* BEGIN *

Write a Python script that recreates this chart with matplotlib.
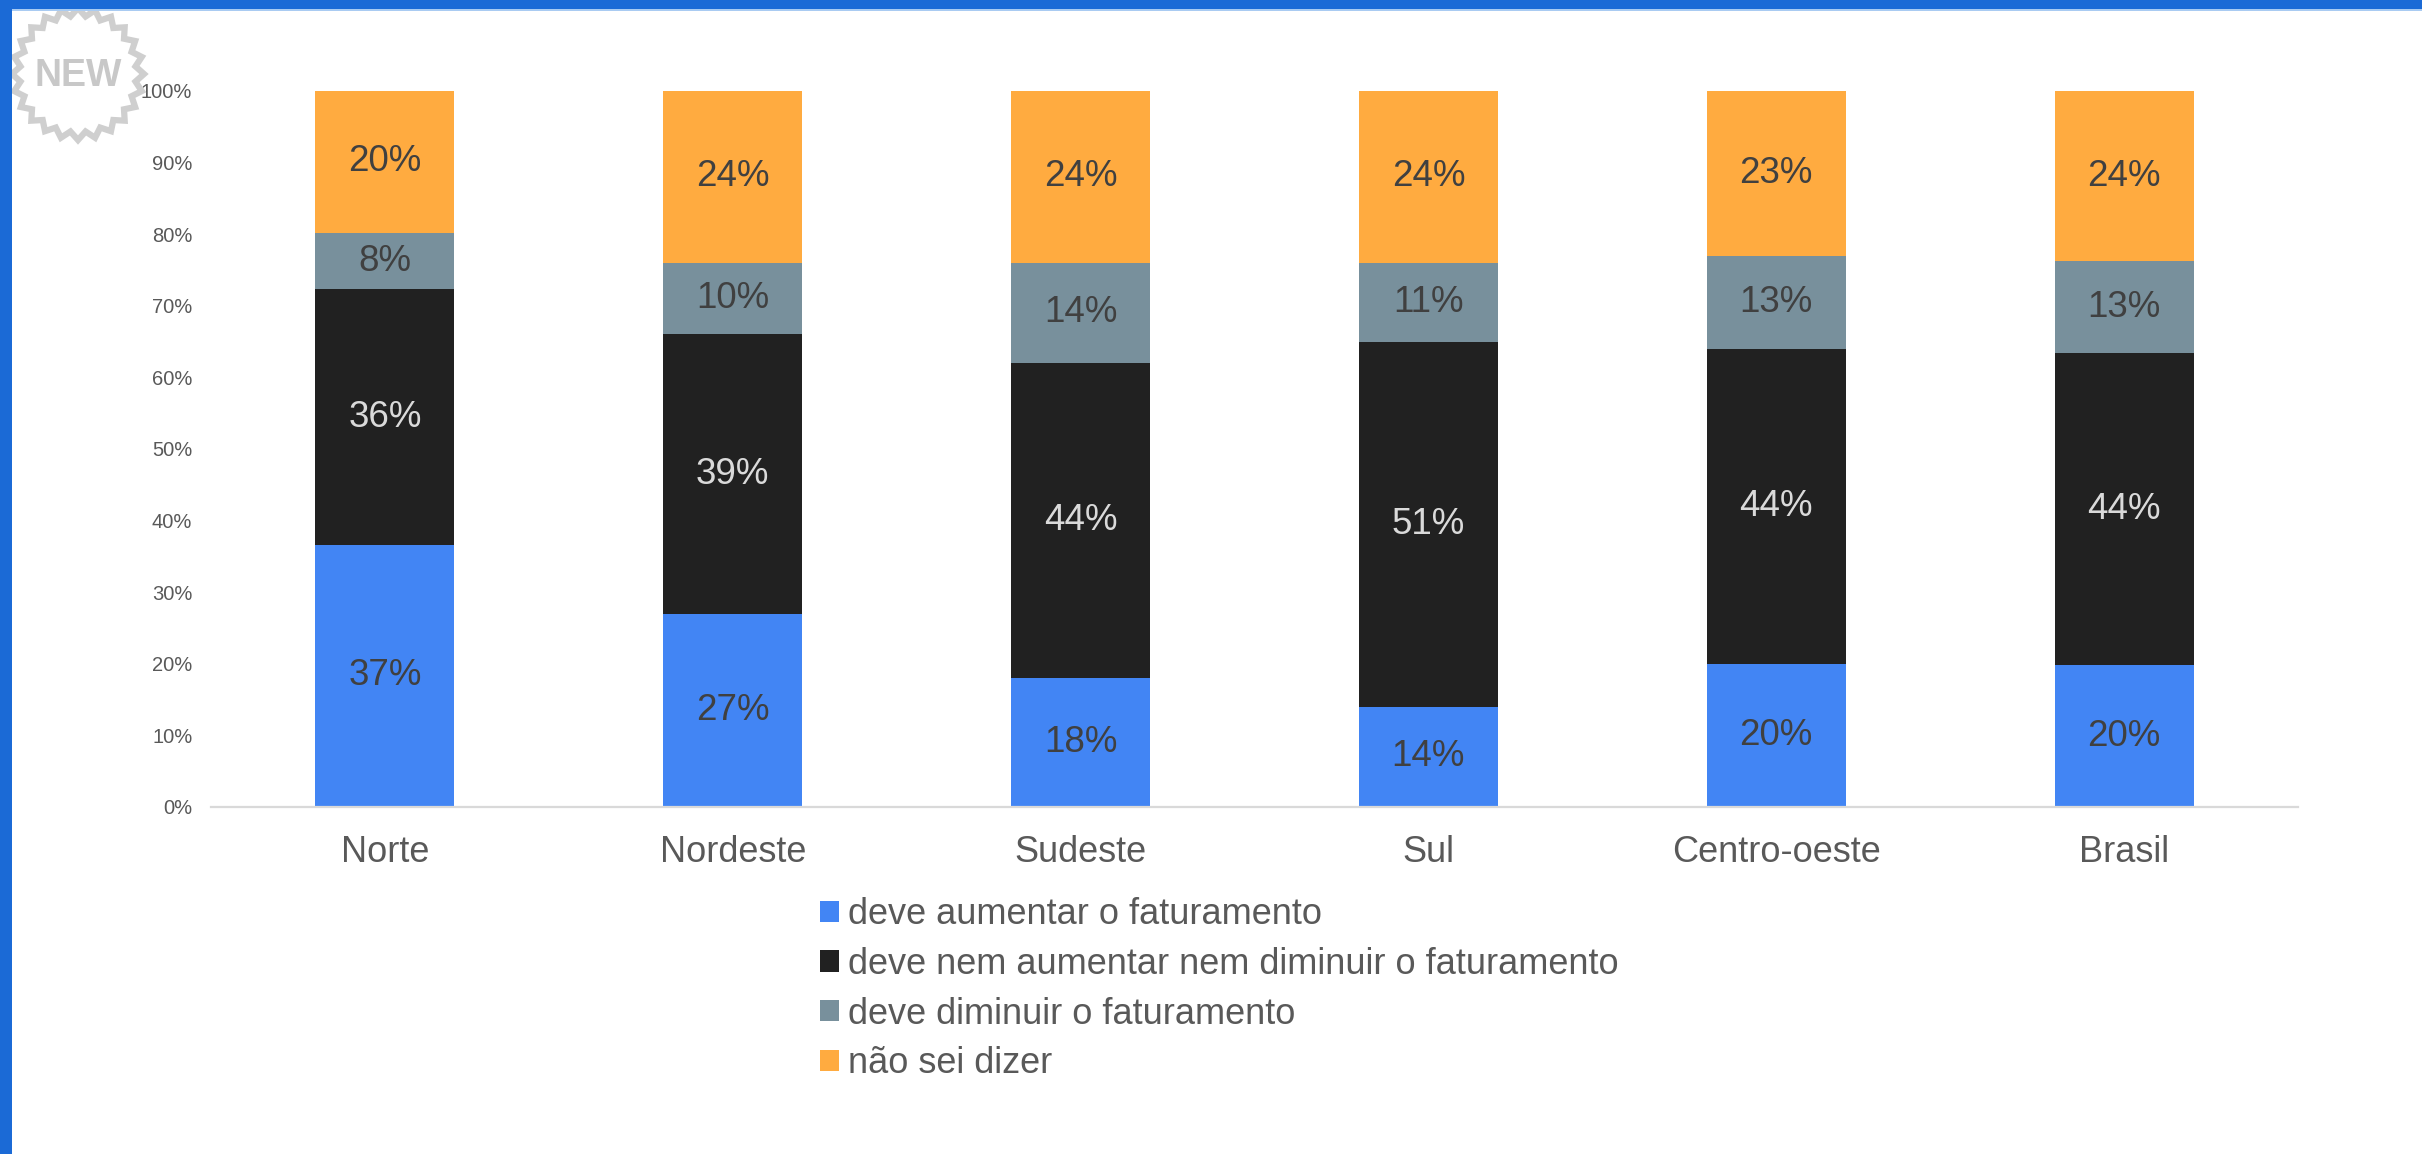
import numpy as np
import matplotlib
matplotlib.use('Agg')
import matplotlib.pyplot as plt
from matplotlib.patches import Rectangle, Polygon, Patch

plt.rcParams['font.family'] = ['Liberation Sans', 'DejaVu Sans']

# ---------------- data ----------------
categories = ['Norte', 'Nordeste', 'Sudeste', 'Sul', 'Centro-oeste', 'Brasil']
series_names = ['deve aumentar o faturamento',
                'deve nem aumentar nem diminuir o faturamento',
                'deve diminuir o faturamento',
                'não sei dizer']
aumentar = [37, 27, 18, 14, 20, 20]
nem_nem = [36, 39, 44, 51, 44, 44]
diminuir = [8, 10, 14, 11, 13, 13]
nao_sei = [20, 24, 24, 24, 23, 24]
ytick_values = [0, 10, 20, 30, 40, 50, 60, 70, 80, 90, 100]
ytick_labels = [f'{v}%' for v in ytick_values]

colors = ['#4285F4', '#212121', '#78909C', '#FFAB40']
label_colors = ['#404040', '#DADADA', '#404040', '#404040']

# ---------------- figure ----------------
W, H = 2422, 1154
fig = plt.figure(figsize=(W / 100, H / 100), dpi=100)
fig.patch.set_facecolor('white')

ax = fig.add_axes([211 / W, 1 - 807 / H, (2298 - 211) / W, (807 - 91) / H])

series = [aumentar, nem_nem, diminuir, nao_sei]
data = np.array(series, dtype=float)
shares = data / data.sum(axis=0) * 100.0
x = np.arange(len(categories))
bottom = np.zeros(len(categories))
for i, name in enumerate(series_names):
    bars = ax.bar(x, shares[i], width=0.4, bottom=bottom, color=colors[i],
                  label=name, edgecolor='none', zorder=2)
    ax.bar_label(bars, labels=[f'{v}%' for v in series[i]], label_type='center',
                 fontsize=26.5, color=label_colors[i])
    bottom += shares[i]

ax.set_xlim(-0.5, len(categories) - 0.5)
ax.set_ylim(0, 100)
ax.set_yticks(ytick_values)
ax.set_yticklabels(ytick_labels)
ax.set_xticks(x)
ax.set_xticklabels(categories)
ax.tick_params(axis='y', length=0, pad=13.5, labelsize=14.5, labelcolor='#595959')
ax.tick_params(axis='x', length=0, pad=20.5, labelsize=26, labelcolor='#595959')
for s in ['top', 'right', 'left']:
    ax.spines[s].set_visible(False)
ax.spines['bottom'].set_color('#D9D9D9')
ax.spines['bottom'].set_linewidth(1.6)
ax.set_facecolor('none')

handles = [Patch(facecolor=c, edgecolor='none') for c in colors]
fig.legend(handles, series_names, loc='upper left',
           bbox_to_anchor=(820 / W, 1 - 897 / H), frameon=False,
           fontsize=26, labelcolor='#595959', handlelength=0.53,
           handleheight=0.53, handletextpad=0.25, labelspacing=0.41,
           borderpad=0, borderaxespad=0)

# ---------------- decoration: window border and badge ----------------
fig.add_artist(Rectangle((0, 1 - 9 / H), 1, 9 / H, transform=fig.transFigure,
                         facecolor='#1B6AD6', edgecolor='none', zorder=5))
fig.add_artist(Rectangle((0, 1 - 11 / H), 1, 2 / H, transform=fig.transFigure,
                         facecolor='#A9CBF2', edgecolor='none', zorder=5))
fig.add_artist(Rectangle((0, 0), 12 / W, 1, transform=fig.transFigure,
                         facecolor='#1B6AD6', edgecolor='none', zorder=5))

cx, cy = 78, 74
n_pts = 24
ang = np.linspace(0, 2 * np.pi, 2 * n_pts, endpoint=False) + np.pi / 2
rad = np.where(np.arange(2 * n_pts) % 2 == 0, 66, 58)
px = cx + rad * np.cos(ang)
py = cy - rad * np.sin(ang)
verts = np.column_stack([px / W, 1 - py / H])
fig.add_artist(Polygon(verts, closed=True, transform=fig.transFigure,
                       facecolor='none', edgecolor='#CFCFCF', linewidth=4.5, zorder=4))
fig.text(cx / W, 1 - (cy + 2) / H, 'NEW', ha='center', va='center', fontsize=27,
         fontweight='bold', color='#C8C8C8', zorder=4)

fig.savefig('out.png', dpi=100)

* END *

> [WHAT THE TASK REQUIRES]
Collect from the data above every line that includes "matplotlib".

> [THE RESULT]
Write a Python script that recreates this chart with matplotlib.
import matplotlib
matplotlib.use('Agg')
import matplotlib.pyplot as plt
from matplotlib.patches import Rectangle, Polygon, Patch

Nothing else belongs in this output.